Overall, the market’s ambition appears solid. The majority of green issuance is aligned with the Paris Agreement and greenwashing is a minority. Of the USD 3.2 trillion volume of green bonds captured by Climate Bonds Initiative’s market intelligence, 75% meets best practice standards. As for the remaining 25%, the reason for their exclusion was either proceeds not being Paris-aligned, or poor reporting standards that made it difficult to discern whether the issuance was Paris-aligned or not. As the market matures, and taxonomies continue to spread across each nation, it is envisaged that volumes meeting best practice will rise even higher.
Nurturing green bond growth
The strong investor appetite for green debt proves that investors are looking for climate solutions. Evidence of this appetite appears in pricing: issuances are often oversubscribed and investors pay a premium (so-called greeniums) when purchasing these debt products. Investors are keen on green bonds as they offer more transparency than vanilla equivalents as to what their capital is being used for. Investors are also aware of the global push for net zero, are keen to diversify their portfolios, and know that these assets perform well and hold their value in the secondary market.

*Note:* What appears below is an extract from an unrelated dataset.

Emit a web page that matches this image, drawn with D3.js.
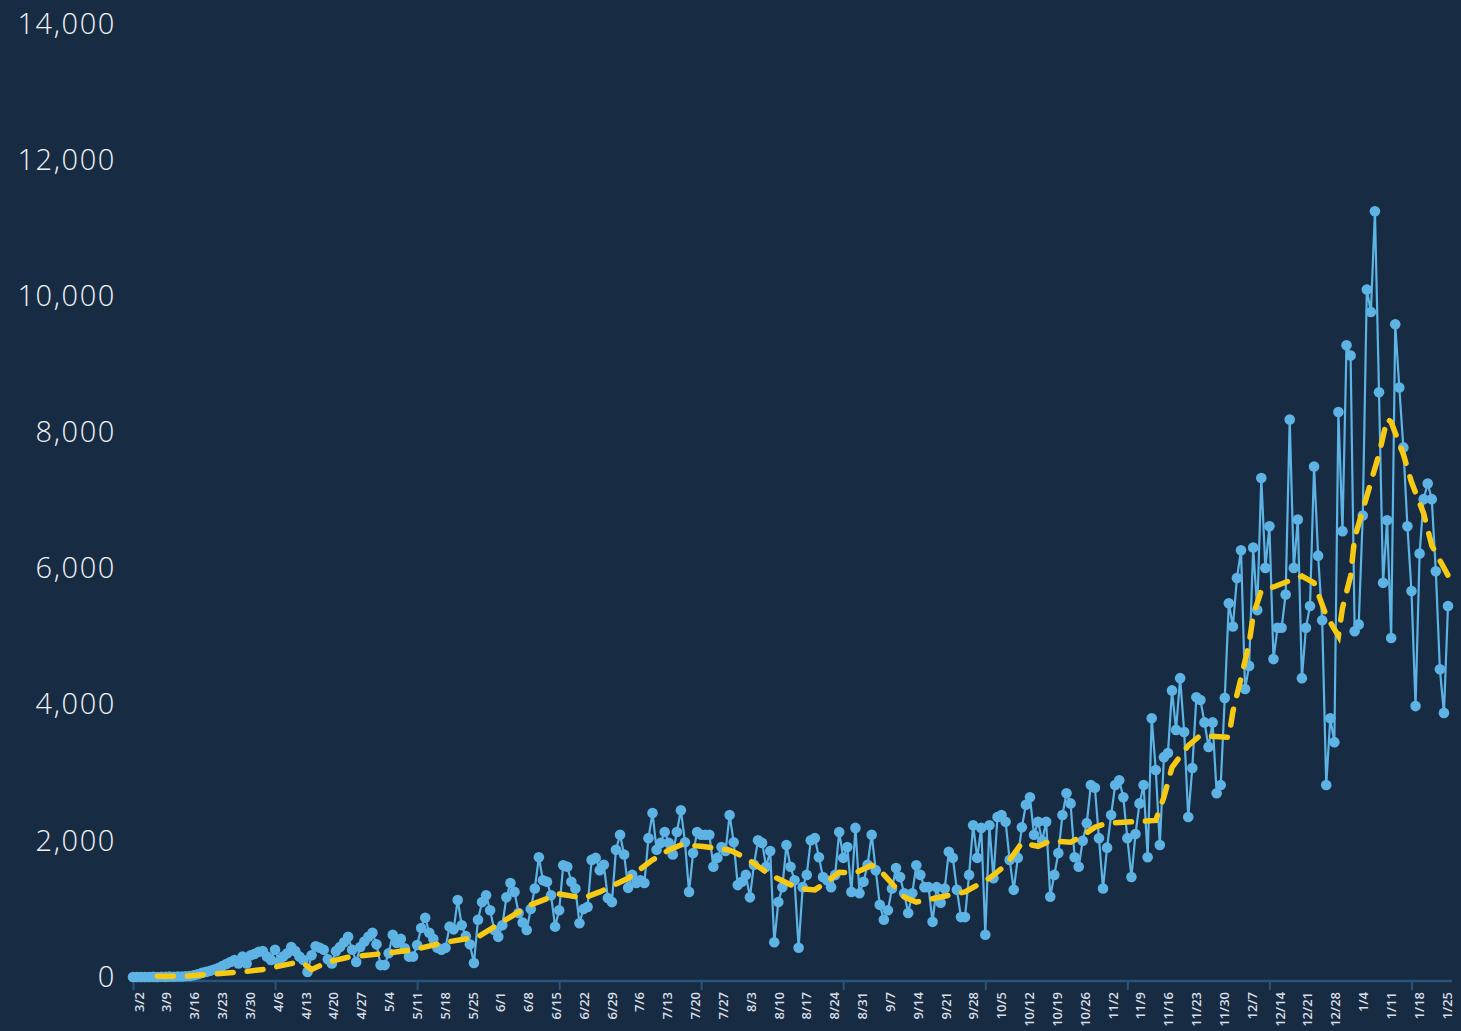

Writing now, in 2023, the market still has a long way to go. It has produced standards and principles that act as a shopping list for a green future and has raised trillions in climate capital. However, the journey needs to accelerate its progress as time ticks away on the ever-closing window of opportunity to avert climate catastrophe. The Climate Bonds Initiative is calling for USD 5 trillion in green issuance to be raised annually by 2025.
Governments, finance, and corporates are largely enthusiastic on the green finance movement and are keen to play a part in its development. If we can shift this enthusiasm forward and land at urgency, green finance will find itself credited as a key force for change in the climate fight.